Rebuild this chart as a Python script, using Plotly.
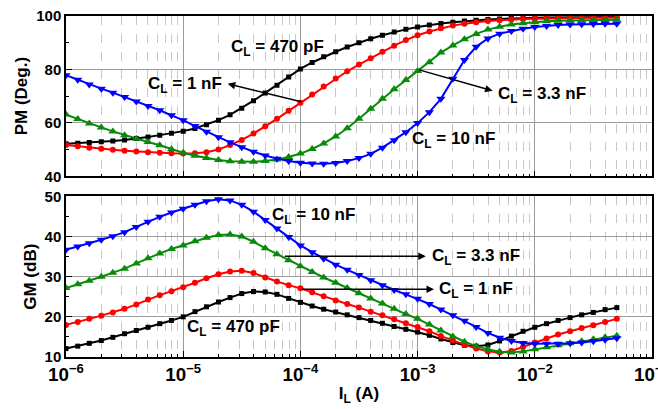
import plotly.graph_objects as go

# Load current I_L (A)
I_L = [1.00e-6, 1.26e-6, 1.58e-6, 2.00e-6, 2.51e-6, 3.16e-6, 3.98e-6, 5.01e-6, 6.31e-6, 7.94e-6,
       1.00e-5, 1.26e-5, 1.58e-5, 2.00e-5, 2.51e-5, 3.16e-5, 3.98e-5, 5.01e-5, 6.31e-5, 7.94e-5,
       1.00e-4, 1.26e-4, 1.58e-4, 2.00e-4, 2.51e-4, 3.16e-4, 3.98e-4, 5.01e-4, 6.31e-4, 7.94e-4,
       1.00e-3, 1.26e-3, 1.58e-3, 2.00e-3, 2.51e-3, 3.16e-3, 3.98e-3, 5.01e-3, 6.31e-3, 7.94e-3,
       1.00e-2, 1.26e-2, 1.58e-2, 2.00e-2, 2.51e-2, 3.16e-2, 3.98e-2, 5.01e-2]

# Phase margin (deg)
pm_470p = [52.2, 52.4, 52.6, 52.9, 53.2, 53.6, 54.1, 54.7, 55.4, 56.1,
           56.9, 57.9, 59.3, 61.0, 63.0, 65.5, 68.3, 71.2, 74.1, 77.2,
           80.2, 82.6, 84.7, 86.6, 88.4, 90.0, 91.5, 92.8, 94.0, 95.0,
           95.9, 96.6, 97.2, 97.7, 98.1, 98.4, 98.7, 98.9, 99.1, 99.2,
           99.3, 99.4, 99.4, 99.5, 99.5, 99.5, 99.6, 99.6]
pm_1n = [51.7, 51.2, 50.7, 50.3, 49.9, 49.6, 49.3, 49.0, 48.8, 48.6,
         48.5, 48.6, 49.0, 50.0, 51.7, 53.6, 56.0, 58.7, 61.5, 64.5,
         67.5, 70.6, 73.6, 76.6, 79.3, 81.8, 84.2, 86.6, 88.9, 91.0,
         92.8, 94.2, 95.4, 96.4, 97.1, 97.7, 98.1, 98.4, 98.7, 98.9,
         99.0, 99.1, 99.2, 99.2, 99.3, 99.3, 99.3, 99.4]
pm_3n3 = [63.1, 61.4, 59.8, 58.3, 56.8, 55.4, 54.0, 52.8, 51.6, 50.1,
          48.8, 47.7, 46.8, 46.1, 45.6, 45.4, 45.4, 45.7, 46.3, 47.2,
          48.5, 50.2, 52.3, 54.9, 58.0, 61.5, 65.3, 69.0, 72.6, 76.0,
          79.4, 82.7, 86.3, 89.0, 91.3, 93.3, 94.9, 96.0, 96.8, 97.3,
          97.7, 98.0, 98.2, 98.3, 98.4, 98.5, 98.5, 98.6]
pm_10n = [77.8, 76.1, 74.4, 72.8, 71.3, 69.7, 68.0, 66.3, 64.7, 62.8,
          61.0, 58.8, 56.7, 54.6, 52.7, 50.9, 49.2, 47.8, 46.6, 45.7,
          45.1, 44.8, 44.7, 45.0, 45.7, 46.8, 48.4, 50.7, 53.5, 56.5,
          59.9, 64.0, 69.0, 76.5, 83.5, 88.5, 91.6, 93.4, 94.4, 95.2,
          95.9, 96.3, 96.6, 96.8, 96.9, 97.0, 97.1, 97.1]

# Gain margin (dB)
gm_470p = [12.1, 12.7, 13.4, 14.1, 14.9, 15.8, 16.6, 17.4, 18.3, 19.1,
           20.0, 21.3, 22.5, 23.7, 24.8, 25.8, 26.3, 26.2, 25.6, 24.6,
           23.6, 22.7, 21.9, 21.2, 20.5, 19.8, 19.1, 18.4, 17.6, 16.9,
           16.2, 15.4, 14.5, 13.6, 12.9, 12.7, 13.0, 14.0, 15.2, 16.4,
           17.4, 18.3, 19.1, 19.8, 20.5, 21.1, 21.8, 22.3]
gm_1n = [18.0, 18.7, 19.5, 20.3, 21.1, 22.0, 23.1, 24.3, 25.4, 26.4,
         27.4, 28.5, 29.6, 30.6, 31.3, 31.5, 30.9, 29.8, 28.8, 27.9,
         27.1, 26.1, 25.1, 24.1, 23.2, 22.3, 21.3, 20.4, 19.4, 18.4,
         17.5, 16.4, 15.2, 14.1, 13.0, 12.1, 11.4, 11.1, 11.5, 12.5,
         13.6, 14.6, 15.6, 16.4, 17.2, 17.9, 18.7, 19.5]
gm_3n3 = [27.2, 28.1, 29.0, 30.0, 31.0, 32.0, 33.3, 34.6, 35.8, 36.9,
          37.8, 38.8, 39.7, 40.4, 40.5, 40.0, 38.7, 37.1, 35.6, 34.1,
          32.6, 31.2, 29.8, 28.5, 27.2, 25.9, 24.6, 23.3, 22.0, 20.7,
          19.5, 18.1, 16.6, 15.1, 13.8, 12.7, 11.9, 11.3, 11.1, 11.4,
          11.9, 12.4, 12.9, 13.4, 13.9, 14.4, 14.9, 15.3]
gm_10n = [36.7, 37.5, 38.3, 39.2, 40.1, 41.1, 42.4, 43.7, 44.9, 46.0,
          46.9, 47.9, 48.8, 49.3, 49.0, 47.9, 46.2, 44.1, 42.0, 39.9,
          37.8, 36.1, 34.5, 33.0, 31.7, 30.4, 29.1, 27.9, 26.7, 25.6,
          24.5, 23.2, 21.8, 20.4, 19.0, 17.5, 16.0, 14.8, 14.0, 13.5,
          13.3, 13.3, 13.3, 13.4, 13.6, 13.9, 14.3, 14.7]

series = [
    ("C_L = 470 pF", pm_470p, gm_470p, "#000000", "square", 5),
    ("C_L = 1 nF", pm_1n, gm_1n, "#ff0000", "circle", 6),
    ("C_L = 3.3 nF", pm_3n3, gm_3n3, "#0a8a0a", "triangle-up", 8),
    ("C_L = 10 nF", pm_10n, gm_10n, "#0000ff", "triangle-down", 8),
]

FONT = "Liberation Sans, Arial, sans-serif"

fig = go.Figure()
for name, pm, gm, col, sym, msz in series:
    fig.add_trace(go.Scatter(x=I_L, y=pm, mode="lines+markers", name=name,
                             line=dict(color=col, width=2),
                             marker=dict(symbol=sym, size=msz, color=col),
                             xaxis="x", yaxis="y", showlegend=False))
    fig.add_trace(go.Scatter(x=I_L, y=gm, mode="lines+markers", name=name,
                             line=dict(color=col, width=2),
                             marker=dict(symbol=sym, size=msz, color=col),
                             xaxis="x2", yaxis="y2", showlegend=False))

xcommon = dict(type="log", range=[-6, -1], dtick=1, showline=True, mirror=True,
               linecolor="black", linewidth=1.5, ticks="inside", ticklen=6,
               tickcolor="black", showgrid=True, gridcolor="#9a9a9a", gridwidth=1,
               exponentformat="power", zeroline=False, ticklabeloverflow="allow",
               automargin=False,
               minor=dict(dtick="D1", ticks="inside", ticklen=3, tickcolor="black",
                          showgrid=True, gridcolor="#c8c8c8", griddash="dash", gridwidth=1),
               tickfont=dict(family=FONT, size=15, color="black", weight="bold"))
ycommon = dict(showline=True, mirror=True, linecolor="black", linewidth=1.5,
               ticks="inside", ticklen=6, tickcolor="black", showgrid=True,
               gridcolor="#9a9a9a", gridwidth=1, zeroline=False, automargin=False,
               tickfont=dict(family=FONT, size=15, color="black", weight="bold"))

tfont = dict(family=FONT, size=17, color="black", weight="bold")

fig.update_layout(
    width=658, height=409,
    margin=dict(l=66, r=6, t=16, b=52, autoexpand=False),
    paper_bgcolor="white", plot_bgcolor="white",
    xaxis=dict(xcommon, domain=[0, 1], anchor="y", showticklabels=False),
    xaxis2=dict(xcommon, domain=[0, 1], anchor="y2", matches="x",
                title=dict(text="I<sub>L</sub> (A)", standoff=4, font=tfont)),
    yaxis=dict(ycommon, domain=[0.530, 1], range=[40, 100], dtick=20,
               minor=dict(dtick=10, ticks="inside", ticklen=3, tickcolor="black", showgrid=False),
               title=dict(text="PM (Deg.)", font=tfont, standoff=4)),
    yaxis2=dict(ycommon, domain=[0, 0.471], range=[10, 50], dtick=10,
                minor=dict(dtick=5, ticks="inside", ticklen=3, tickcolor="black", showgrid=False),
                title=dict(text="GM (dB)", font=tfont, standoff=4)),
)

lab = dict(family=FONT, size=17, color="black", weight="bold")

def label(text, lx, y, xref, yref):
    fig.add_annotation(x=lx, y=y, xref=xref, yref=yref, text=text, showarrow=False,
                       font=lab, xanchor="center", yanchor="middle")

def arrow(x0, y0, x1, y1, xref, yref):
    fig.add_annotation(x=x1, y=y1, ax=x0, ay=y0, xref=xref, yref=yref,
                       axref=xref, ayref=yref, text="", showarrow=True,
                       arrowhead=2, arrowsize=1, arrowwidth=1.5, arrowcolor="black")

# top panel labels (x in log10 units)
label("C<sub>L</sub> = 470 pF", -4.197, 88.0, "x", "y")
label("C<sub>L</sub> = 1 nF", -4.983, 74.0, "x", "y")
label("C<sub>L</sub> = 3.3 nF", -1.94, 70.5, "x", "y")
label("C<sub>L</sub> = 10 nF", -2.692, 53.6, "x", "y")
arrow(-3.98, 67.8, -4.62, 74.6, "x", "y")
arrow(-3.0, 80.0, -2.36, 72.0, "x", "y")

# bottom panel labels
label("C<sub>L</sub> = 10 nF", -3.889, 45.2, "x2", "y2")
label("C<sub>L</sub> = 3.3 nF", -2.504, 35.0, "x2", "y2")
label("C<sub>L</sub> = 1 nF", -2.50, 26.6, "x2", "y2")
label("C<sub>L</sub> = 470 pF", -4.568, 17.3, "x2", "y2")
arrow(-4.145, 35.07, -2.93, 35.07, "x2", "y2")
arrow(-4.0, 26.85, -2.86, 26.85, "x2", "y2")

fig.write_html("out.html")
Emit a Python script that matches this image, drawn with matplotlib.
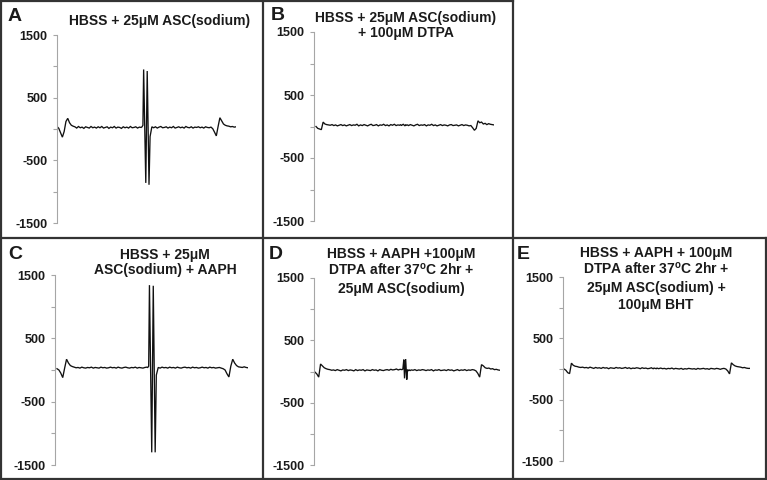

____

With the pictures left out, restate word for word every line of the data above, from the first down to the line that contains "3.16e-2, 3.98e-2, 5.01e-2]".

**EXERCISE RESPONSE**
Rebuild this chart as a Python script, using Plotly.
import plotly.graph_objects as go

# Load current I_L (A)
I_L = [1.00e-6, 1.26e-6, 1.58e-6, 2.00e-6, 2.51e-6, 3.16e-6, 3.98e-6, 5.01e-6, 6.31e-6, 7.94e-6,
       1.00e-5, 1.26e-5, 1.58e-5, 2.00e-5, 2.51e-5, 3.16e-5, 3.98e-5, 5.01e-5, 6.31e-5, 7.94e-5,
       1.00e-4, 1.26e-4, 1.58e-4, 2.00e-4, 2.51e-4, 3.16e-4, 3.98e-4, 5.01e-4, 6.31e-4, 7.94e-4,
       1.00e-3, 1.26e-3, 1.58e-3, 2.00e-3, 2.51e-3, 3.16e-3, 3.98e-3, 5.01e-3, 6.31e-3, 7.94e-3,
       1.00e-2, 1.26e-2, 1.58e-2, 2.00e-2, 2.51e-2, 3.16e-2, 3.98e-2, 5.01e-2]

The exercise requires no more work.